-- Information provided start --

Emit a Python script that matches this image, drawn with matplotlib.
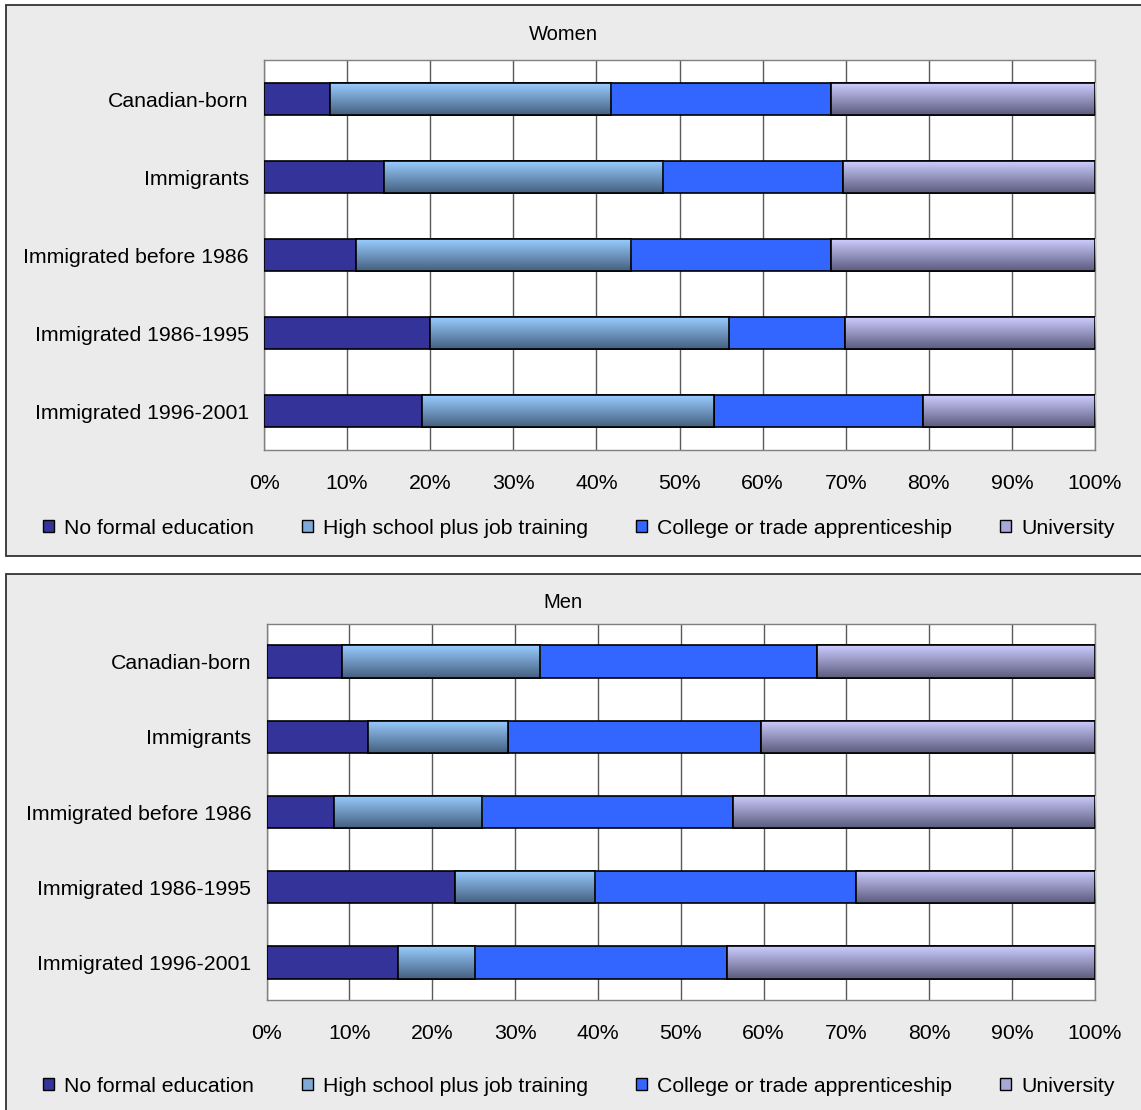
import numpy as np
import matplotlib
matplotlib.use("Agg")
import matplotlib.pyplot as plt
from matplotlib.patches import Rectangle, Patch
from matplotlib.colors import LinearSegmentedColormap

plt.rcParams['font.family'] = ['Liberation Sans', 'DejaVu Sans']

groups = ['Canadian-born', 'Immigrants', 'Immigrated before 1986',
          'Immigrated 1986-1995', 'Immigrated 1996-2001']
series = ['No formal education', 'High school plus job training',
          'College or trade apprenticeship', 'University']

# shares in percent
women_none = [7.9, 14.4, 11.1, 20.0, 19.0]
women_high = [33.9, 33.6, 33.1, 36.0, 35.1]
women_college = [26.4, 21.7, 24.0, 13.9, 25.2]
women_univ = [31.8, 30.3, 31.8, 30.1, 20.7]

men_none = [9.1, 12.3, 8.1, 22.8, 15.9]
men_high = [23.9, 16.8, 17.9, 16.9, 9.3]
men_college = [33.5, 30.6, 30.3, 31.4, 30.4]
men_univ = [33.5, 40.3, 43.7, 28.9, 44.4]

xticks = [0, 10, 20, 30, 40, 50, 60, 70, 80, 90, 100]

solid = ['#333399', None, '#3366FF', None]
grads = [None, ('#99CCFF', '#456080'), None, ('#CCCCFF', '#5C5C7E')]
legend_cols = ['#333399', '#7FAAD8', '#3366FF', '#A8A8D8']

FS = 15.3
W, H = 1141, 1110
fig = plt.figure(figsize=(W / 100, H / 100), dpi=100)
fig.patch.set_facecolor('white')

# panel frames
fig.add_artist(Rectangle((6 / W, 1 - 556 / H), 1.2, 551 / H, transform=fig.transFigure,
                         fc='#EBEBEB', ec='#333333', lw=1.3, zorder=0))
fig.add_artist(Rectangle((6 / W, -0.1), 1.2, 0.1 + 1 - 574 / H, transform=fig.transFigure,
                         fc='#EBEBEB', ec='#333333', lw=1.3, zorder=0))


def panel(rect, title, title_y, data, hgt, legend_y):
    ax = fig.add_axes(rect)
    ax.set_facecolor('white')
    y = np.arange(len(groups))
    left = np.zeros(len(groups))
    for k, vals in enumerate(data):
        vals = np.array(vals)
        fc = solid[k] if solid[k] else grads[k][0]
        bars = ax.barh(y, vals, left=left, height=hgt, color=fc, edgecolor='black',
                       lw=1.2, zorder=3)
        if grads[k]:
            cm = LinearSegmentedColormap.from_list('g%d' % k, list(grads[k]))
            img = np.linspace(0, 1, 64).reshape(-1, 1)
            for b in bars:
                x0, y0 = b.get_x(), b.get_y()
                im = ax.imshow(img, cmap=cm, aspect='auto', zorder=3.5,
                               extent=(x0, x0 + b.get_width(), y0 + hgt, y0),
                               interpolation='bilinear')
                im.set_clip_path(b)
            ax.barh(y, vals, left=left, height=hgt, facecolor='none', edgecolor='black',
                    lw=1.2, zorder=4)
        left = left + vals
    ax.set_xlim(0, 100)
    ax.set_ylim(len(groups) - 0.5, -0.5)
    ax.set_xticks(xticks)
    ax.set_xticklabels(['%d%%' % t for t in xticks])
    ax.set_yticks(y)
    ax.set_yticklabels(groups)
    ax.tick_params(axis='both', length=0, labelsize=FS)
    ax.tick_params(axis='x', pad=17.5)
    ax.tick_params(axis='y', pad=11)
    ax.xaxis.grid(True, color='#5a5a5a', lw=1.0, zorder=1)
    ax.set_axisbelow(True)
    for s in ax.spines.values():
        s.set_color('#808080')
        s.set_linewidth(1.0)
    fig.text(563 / W, title_y, title, ha='center', va='center', fontsize=14.5)
    handles = [Patch(facecolor=c, edgecolor='black', lw=1.0) for c in legend_cols]
    fig.legend(handles, series, loc='center', bbox_to_anchor=(0.507, legend_y), ncol=4,
               frameon=False, fontsize=FS, handlelength=0.55, handleheight=0.55,
               handletextpad=0.45, columnspacing=2.25)
    return ax


panel([264 / W, 1 - 450 / H, 831 / W, 390 / H], 'Women', 1 - 35 / H,
      [women_none, women_high, women_college, women_univ], 0.41, 1 - 528 / H)
panel([266.5 / W, 1 - 1000 / H, 828.5 / W, 376 / H], 'Men', 1 - 603 / H,
      [men_none, men_high, men_college, men_univ], 0.43, 1 - 1086 / H)

plt.savefig('out.png', dpi=100, facecolor=fig.get_facecolor())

-- Information provided end --

> [Problem to work on] Reproduce each line word for word and drop the pictures.

> [Exercise answer]
Emit a Python script that matches this image, drawn with matplotlib.
import numpy as np
import matplotlib
matplotlib.use("Agg")
import matplotlib.pyplot as plt
from matplotlib.patches import Rectangle, Patch
from matplotlib.colors import LinearSegmentedColormap

plt.rcParams['font.family'] = ['Liberation Sans', 'DejaVu Sans']

groups = ['Canadian-born', 'Immigrants', 'Immigrated before 1986',
          'Immigrated 1986-1995', 'Immigrated 1996-2001']
series = ['No formal education', 'High school plus job training',
          'College or trade apprenticeship', 'University']

# shares in percent
women_none = [7.9, 14.4, 11.1, 20.0, 19.0]
women_high = [33.9, 33.6, 33.1, 36.0, 35.1]
women_college = [26.4, 21.7, 24.0, 13.9, 25.2]
women_univ = [31.8, 30.3, 31.8, 30.1, 20.7]

men_none = [9.1, 12.3, 8.1, 22.8, 15.9]
men_high = [23.9, 16.8, 17.9, 16.9, 9.3]
men_college = [33.5, 30.6, 30.3, 31.4, 30.4]
men_univ = [33.5, 40.3, 43.7, 28.9, 44.4]

xticks = [0, 10, 20, 30, 40, 50, 60, 70, 80, 90, 100]

solid = ['#333399', None, '#3366FF', None]
grads = [None, ('#99CCFF', '#456080'), None, ('#CCCCFF', '#5C5C7E')]
legend_cols = ['#333399', '#7FAAD8', '#3366FF', '#A8A8D8']

FS = 15.3
W, H = 1141, 1110
fig = plt.figure(figsize=(W / 100, H / 100), dpi=100)
fig.patch.set_facecolor('white')

# panel frames
fig.add_artist(Rectangle((6 / W, 1 - 556 / H), 1.2, 551 / H, transform=fig.transFigure,
                         fc='#EBEBEB', ec='#333333', lw=1.3, zorder=0))
fig.add_artist(Rectangle((6 / W, -0.1), 1.2, 0.1 + 1 - 574 / H, transform=fig.transFigure,
                         fc='#EBEBEB', ec='#333333', lw=1.3, zorder=0))


def panel(rect, title, title_y, data, hgt, legend_y):
    ax = fig.add_axes(rect)
    ax.set_facecolor('white')
    y = np.arange(len(groups))
    left = np.zeros(len(groups))
    for k, vals in enumerate(data):
        vals = np.array(vals)
        fc = solid[k] if solid[k] else grads[k][0]
        bars = ax.barh(y, vals, left=left, height=hgt, color=fc, edgecolor='black',
                       lw=1.2, zorder=3)
        if grads[k]:
            cm = LinearSegmentedColormap.from_list('g%d' % k, list(grads[k]))
            img = np.linspace(0, 1, 64).reshape(-1, 1)
            for b in bars:
                x0, y0 = b.get_x(), b.get_y()
                im = ax.imshow(img, cmap=cm, aspect='auto', zorder=3.5,
                               extent=(x0, x0 + b.get_width(), y0 + hgt, y0),
                               interpolation='bilinear')
                im.set_clip_path(b)
            ax.barh(y, vals, left=left, height=hgt, facecolor='none', edgecolor='black',
                    lw=1.2, zorder=4)
        left = left + vals
    ax.set_xlim(0, 100)
    ax.set_ylim(len(groups) - 0.5, -0.5)
    ax.set_xticks(xticks)
    ax.set_xticklabels(['%d%%' % t for t in xticks])
    ax.set_yticks(y)
    ax.set_yticklabels(groups)
    ax.tick_params(axis='both', length=0, labelsize=FS)
    ax.tick_params(axis='x', pad=17.5)
    ax.tick_params(axis='y', pad=11)
    ax.xaxis.grid(True, color='#5a5a5a', lw=1.0, zorder=1)
    ax.set_axisbelow(True)
    for s in ax.spines.values():
        s.set_color('#808080')
        s.set_linewidth(1.0)
    fig.text(563 / W, title_y, title, ha='center', va='center', fontsize=14.5)
    handles = [Patch(facecolor=c, edgecolor='black', lw=1.0) for c in legend_cols]
    fig.legend(handles, series, loc='center', bbox_to_anchor=(0.507, legend_y), ncol=4,
               frameon=False, fontsize=FS, handlelength=0.55, handleheight=0.55,
               handletextpad=0.45, columnspacing=2.25)
    return ax


panel([264 / W, 1 - 450 / H, 831 / W, 390 / H], 'Women', 1 - 35 / H,
      [women_none, women_high, women_college, women_univ], 0.41, 1 - 528 / H)
panel([266.5 / W, 1 - 1000 / H, 828.5 / W, 376 / H], 'Men', 1 - 603 / H,
      [men_none, men_high, men_college, men_univ], 0.43, 1 - 1086 / H)

plt.savefig('out.png', dpi=100, facecolor=fig.get_facecolor())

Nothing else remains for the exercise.